Изменить размер шрифта - +
Я сказал матери, что мне были видения, которые я не могу объяснить, и она сказала: «В роду твоего отца были ясновидящие. Его бабка и сестра».

– После нескольких дней отдыха и усиленной кормежки я окреп. Когда другие заговаривали о моем будущем, я помалкивал. Я знал, что все образуется само собой. Я только должен буду принять его – но, что принять, я пока не знал.

Через неделю по соседству проходило большое молитвенное собрание. Мать хотела пойти, отец тоже шел, хотя и не слишком интересовался. Я пошел с ними.

Глядя на Уайлдинга, Ллевеллин улыбнулся.

– Вам бы это не понравилось – грубо, мелодраматично. Меня это не тронуло, я был разочарован. Люди по одному вставали и говорили о своих религиозных переживаниях. И тут я услышал приказ, явственно и безошибочно.

Я встал. Помню, ко мне обернулись лица.

Я не знал, что буду говорить. Я не думал, не рассуждал о свой веру. Слова были у меня в голове. Иногда они опережали меня, и мне приходилось говорить быстрее, чтобы не упустить их. Не могу передать, что это было. Если сказать, что пламя и мед, – вас это устроит? Пламя сжигало меня, но в нем была сладость подчинения – как мед.

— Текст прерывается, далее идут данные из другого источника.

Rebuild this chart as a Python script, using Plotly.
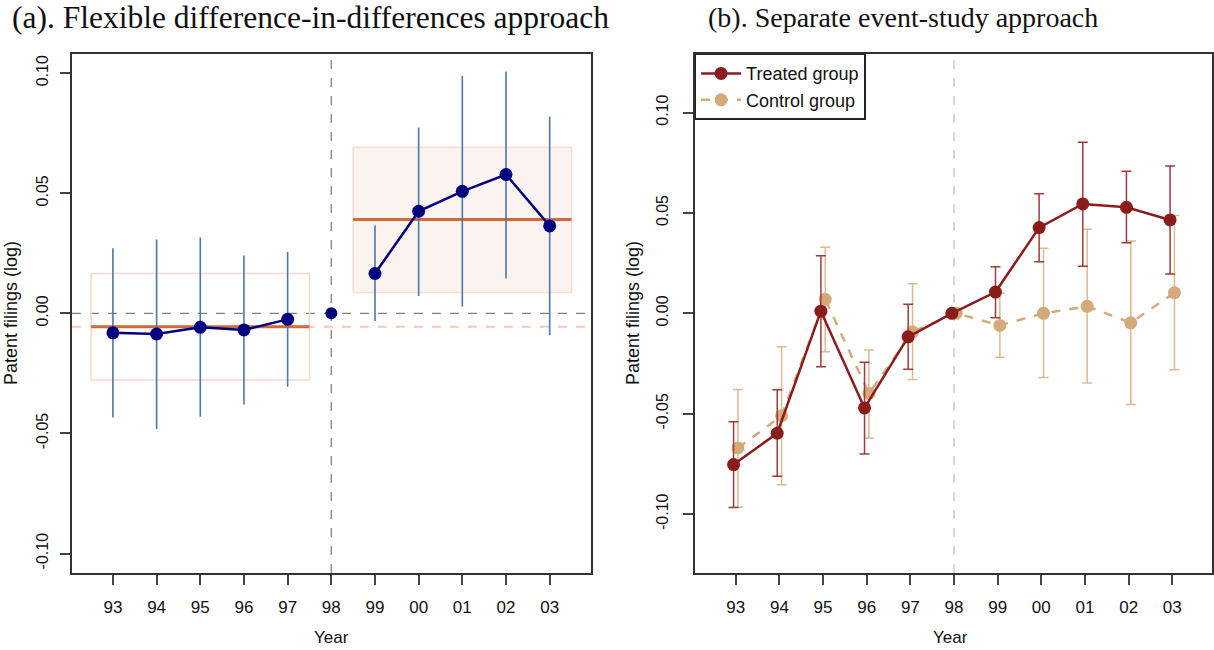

Быть посланником Бога и ужасно, и сладостно.

– А потом?

Ллевеллин Нокс воздел руки.

– Опустошение, полное опустошение. Должно быть, я говорил около сорока пяти минут. Я пришел домой, сел к огню, не в силах шевельнуть рукой. Мать поняла. Она сказала: «Таким же был мой отец после конкурса бардов».

Она накормила меня горячим супом, согрела постель, положив в нее бутылки с горячей водой.

Уайлдинг пробурчал:

– Все необходимое дала вам наследственность. Мистика с шотландской стороны, поэтическая натура – из Уэльса, да и голос оттуда же. Убедительная картина творчества: страх, неуверенность, пустота, затем вдруг прилив сил, а после него слабость, опустошение.

Он помолчал, потом спросил:

– Не расскажете, что было дальше?

– Рассказать осталось немного. На следующий день я пошел к Кэрол. Я сказал ей, что не буду врачом, а стану проповедником. Сказал, что надеялся жениться на ней, но должен оставить эту надежду. Она не поняла. Она сказала: «Врач делает столько же добра, сколько священник».

Я сказал, что дело не в том. Мне приказано свыше, и я должен подчиниться. Она сказала – чепуха, что ты не можешь жениться, ты же не католический священник. А я сказал: «Все, что во мне есть, должно принадлежать Богу».

Она не понимала – да и как бы она могла понять, бедное дитя? В ее словаре и слов-то таких не было. Я пошел к матери, попросил ее быть доброй к Кэрол и умолял понять меня. Она сказала: «Я понимаю. У тебя не осталось ничего, что бы ты мог дать женщине», а потом в ней что-то сломалось, она заплакала и сказала: «Я знала, я всегда это знала, в тебе было что-то особенное, не как у других. Ах, как это тяжело для жен и матерей!»

Она сказала: «Если бы ты ушел к женщине, это был бы нормальный жизненный путь, я могла бы подержать на руках твоих детей. Но таким путем ты уходишь навсегда».

Я уверял ее, что это не так, но мы оба знали, что, в сущности, так оно и есть. Человеческим связям… им суждено рваться.

Уайлдинг заерзал.

– Вы должны простить меня, но я не могу считать, что это жизненный путь. Любовь к человечеству, жалость к человечеству, служение человечеству…

– Я же не о жизненном пути говорю! Я говорю, что человек оказывается выделен – человек, который в чем-то превосходит собратьев, и в то же время он меньше их, и всегда об этом должно помнить: что он бесконечно меньше, чем они.

– Ну, я уже совсем перестал вас понимать.

Ллевеллин тихо проговорил скорее себе, чем собеседнику:

– Есть, конечно, опасность, – об этом забыть.